>> START SOURCE MATERIAL

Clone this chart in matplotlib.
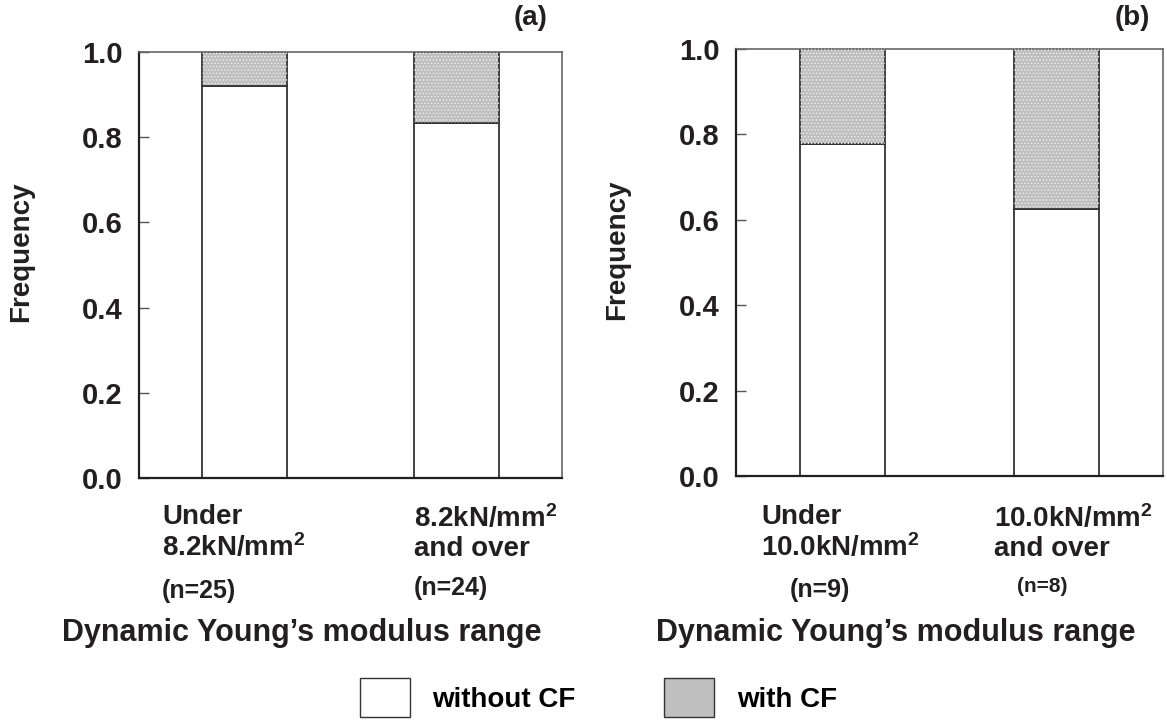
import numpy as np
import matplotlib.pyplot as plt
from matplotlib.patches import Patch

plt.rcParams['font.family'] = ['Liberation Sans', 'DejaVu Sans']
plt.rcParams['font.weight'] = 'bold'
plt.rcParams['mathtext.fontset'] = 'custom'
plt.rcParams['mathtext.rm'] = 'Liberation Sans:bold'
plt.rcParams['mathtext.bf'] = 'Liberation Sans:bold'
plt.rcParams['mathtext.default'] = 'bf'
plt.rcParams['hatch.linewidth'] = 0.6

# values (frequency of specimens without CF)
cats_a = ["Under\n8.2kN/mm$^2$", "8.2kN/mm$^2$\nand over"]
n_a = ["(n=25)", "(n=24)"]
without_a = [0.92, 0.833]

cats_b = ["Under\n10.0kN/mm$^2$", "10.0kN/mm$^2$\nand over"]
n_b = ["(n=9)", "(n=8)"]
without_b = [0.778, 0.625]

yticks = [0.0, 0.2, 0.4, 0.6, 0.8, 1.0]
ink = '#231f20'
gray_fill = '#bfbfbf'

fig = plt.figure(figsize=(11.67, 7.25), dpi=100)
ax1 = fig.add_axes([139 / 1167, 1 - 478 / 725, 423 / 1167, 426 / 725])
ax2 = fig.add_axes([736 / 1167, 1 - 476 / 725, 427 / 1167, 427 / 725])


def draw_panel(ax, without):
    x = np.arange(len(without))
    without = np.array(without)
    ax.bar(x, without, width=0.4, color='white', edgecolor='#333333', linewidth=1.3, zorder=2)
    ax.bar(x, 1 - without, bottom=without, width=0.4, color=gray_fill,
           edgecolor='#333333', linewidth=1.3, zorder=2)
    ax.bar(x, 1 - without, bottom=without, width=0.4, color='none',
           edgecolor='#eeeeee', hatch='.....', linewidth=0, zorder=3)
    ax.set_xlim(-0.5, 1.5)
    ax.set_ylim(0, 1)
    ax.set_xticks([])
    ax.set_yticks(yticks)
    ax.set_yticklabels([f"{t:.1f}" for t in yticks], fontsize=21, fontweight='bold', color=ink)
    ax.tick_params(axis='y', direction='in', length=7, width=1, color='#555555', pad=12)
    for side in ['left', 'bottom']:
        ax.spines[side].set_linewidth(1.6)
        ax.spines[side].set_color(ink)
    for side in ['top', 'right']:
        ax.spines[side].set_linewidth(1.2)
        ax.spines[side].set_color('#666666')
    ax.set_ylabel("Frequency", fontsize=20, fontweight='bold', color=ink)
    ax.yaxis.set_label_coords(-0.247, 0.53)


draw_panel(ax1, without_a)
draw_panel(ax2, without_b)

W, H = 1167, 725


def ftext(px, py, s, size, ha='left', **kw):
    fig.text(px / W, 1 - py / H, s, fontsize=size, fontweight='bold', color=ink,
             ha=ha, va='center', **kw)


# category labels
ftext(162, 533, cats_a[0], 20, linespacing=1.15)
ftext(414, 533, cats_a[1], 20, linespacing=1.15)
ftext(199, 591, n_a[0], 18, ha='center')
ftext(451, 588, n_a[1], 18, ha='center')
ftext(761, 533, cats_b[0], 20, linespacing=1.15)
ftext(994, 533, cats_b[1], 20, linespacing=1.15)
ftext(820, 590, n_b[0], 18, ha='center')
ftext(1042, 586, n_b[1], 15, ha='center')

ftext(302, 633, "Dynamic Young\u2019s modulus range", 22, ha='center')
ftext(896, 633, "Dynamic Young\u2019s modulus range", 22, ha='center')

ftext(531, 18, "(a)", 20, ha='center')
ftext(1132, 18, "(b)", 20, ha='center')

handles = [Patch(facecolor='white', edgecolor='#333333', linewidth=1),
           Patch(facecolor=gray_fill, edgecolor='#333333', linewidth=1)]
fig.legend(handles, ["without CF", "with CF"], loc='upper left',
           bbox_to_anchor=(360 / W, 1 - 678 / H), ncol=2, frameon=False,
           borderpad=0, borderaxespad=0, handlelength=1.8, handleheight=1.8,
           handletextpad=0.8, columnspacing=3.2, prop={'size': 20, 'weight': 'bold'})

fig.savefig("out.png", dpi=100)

>> END SOURCE MATERIAL

• STATED TASK
Leave out the pictures. Transcribe only the lines above, from the first through the one that contains "without_a = [0.92, 0.833]".

• THE COMPLETED TASK
Clone this chart in matplotlib.
import numpy as np
import matplotlib.pyplot as plt
from matplotlib.patches import Patch

plt.rcParams['font.family'] = ['Liberation Sans', 'DejaVu Sans']
plt.rcParams['font.weight'] = 'bold'
plt.rcParams['mathtext.fontset'] = 'custom'
plt.rcParams['mathtext.rm'] = 'Liberation Sans:bold'
plt.rcParams['mathtext.bf'] = 'Liberation Sans:bold'
plt.rcParams['mathtext.default'] = 'bf'
plt.rcParams['hatch.linewidth'] = 0.6

# values (frequency of specimens without CF)
cats_a = ["Under\n8.2kN/mm$^2$", "8.2kN/mm$^2$\nand over"]
n_a = ["(n=25)", "(n=24)"]
without_a = [0.92, 0.833]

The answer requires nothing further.